In a front page screaming headline story, the Ghanaian Times reports that the pistol used by the two students of St Peter?s Secondary School at Kwahu-Nkwatia in the Eastern Region, who robbed a forex bureau in Kumasi, was acquired in a barter deal.

Giiving the facts as narrated by the Kumasi Railway Police who are in charge of the investigation, the Times says the students exchanged their canvas boots for the gun.

According to the Times, it has been established by the police that on the day of the robbery, the students, Frederick Kwadwo Tsinu Oteng, 18, and Obeng ~Amoako, 17, (now decease), contacted Yahaya Fuseini, a gun manufacturer at Suame Magazine in Kumasi, for a gun. Fuseini is said to have told them that he had none immediately available and that he would have to manufacture one for them.

However, after some pressure from the students, Fuseini took them to his agent, Theophilus Afriyie, who said that there was one gun left. Afriyie then gave them the gun for 20,000 cedis, but the students who did not have enough money, offered their canvas boots instead which the gun-makers accepted.

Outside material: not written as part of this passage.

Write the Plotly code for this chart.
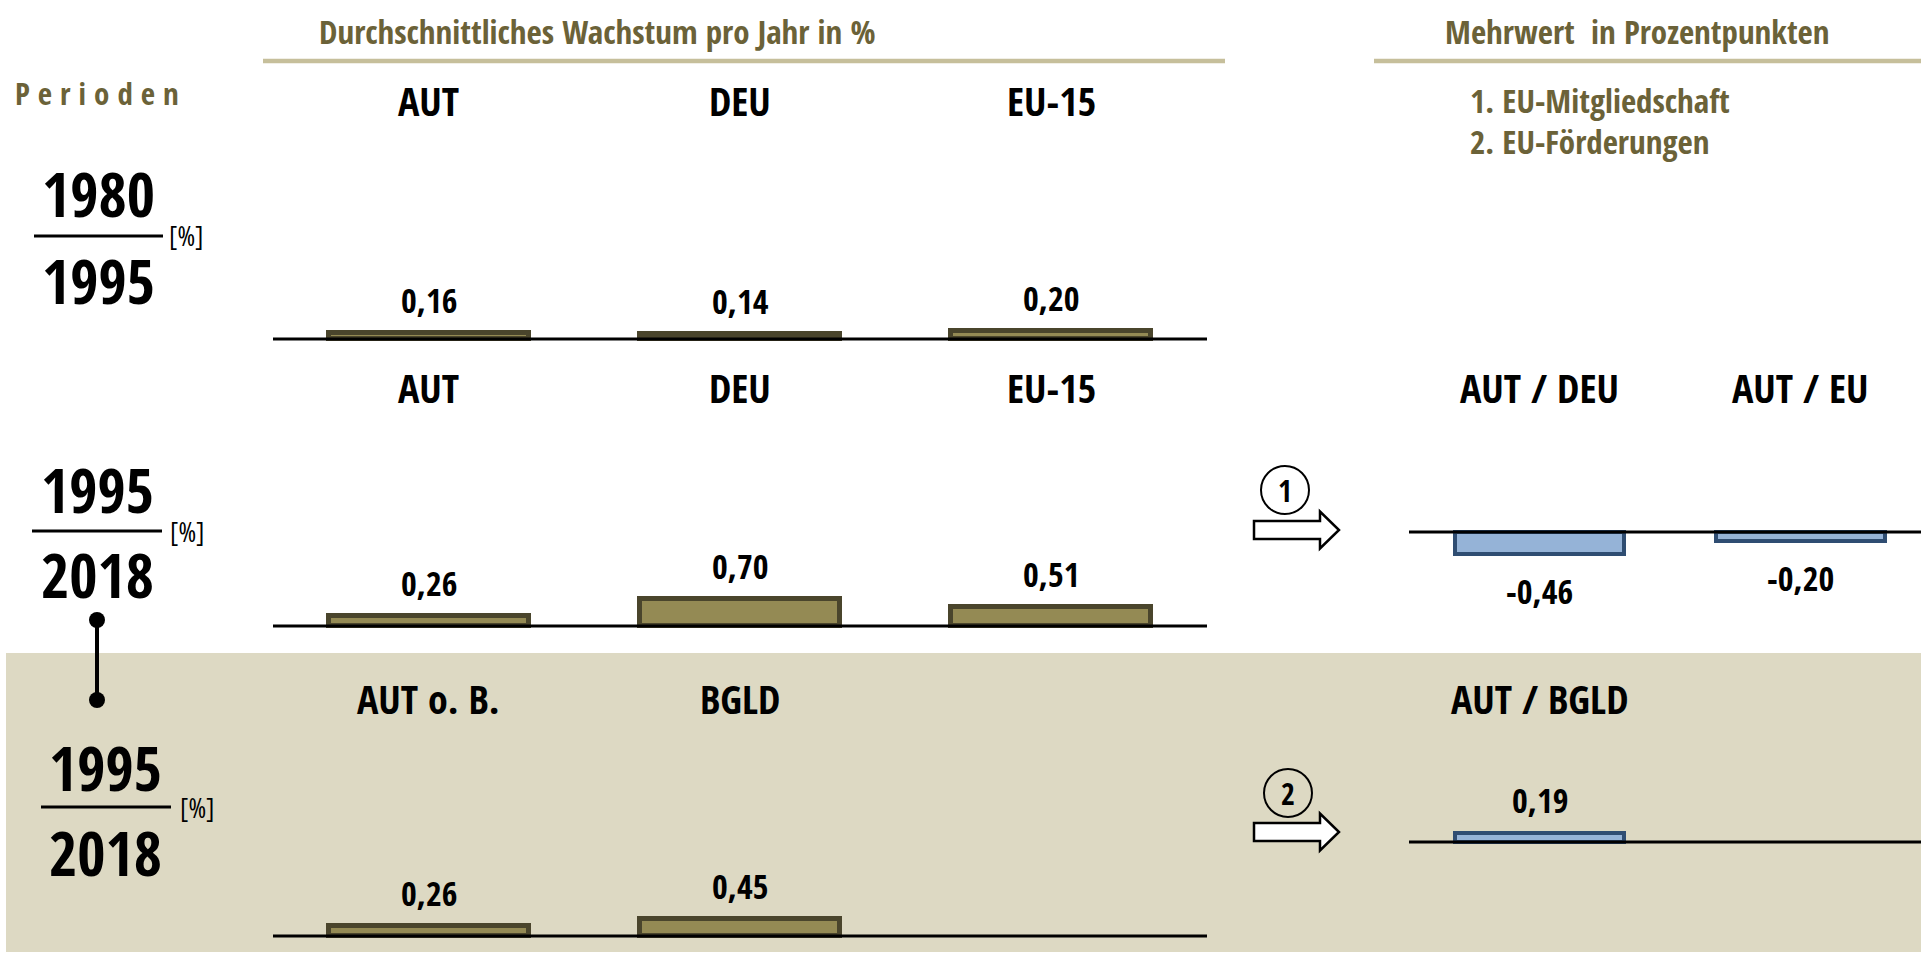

The Times says the students then returned to the Madusek Forex Bureau in Kumasi under the pretext of changing some money, but Amoako pulled out the pistol and ordered the operator to surrender all the monies in his Possession.

When the operator hesitated, Amoako is said to have hit the head of the operator with the gun butt, rendering him unconscious and bleeding profusely.

Amoako and his colleague then tied his hands and collected various currencies totalling 20 million cedis. Just as they were making their exit, a customer met them and seeing the operator in a pool of blood raised the alarm. The alarm attracted a mob who chased the students, arrested Amoako and lynched him.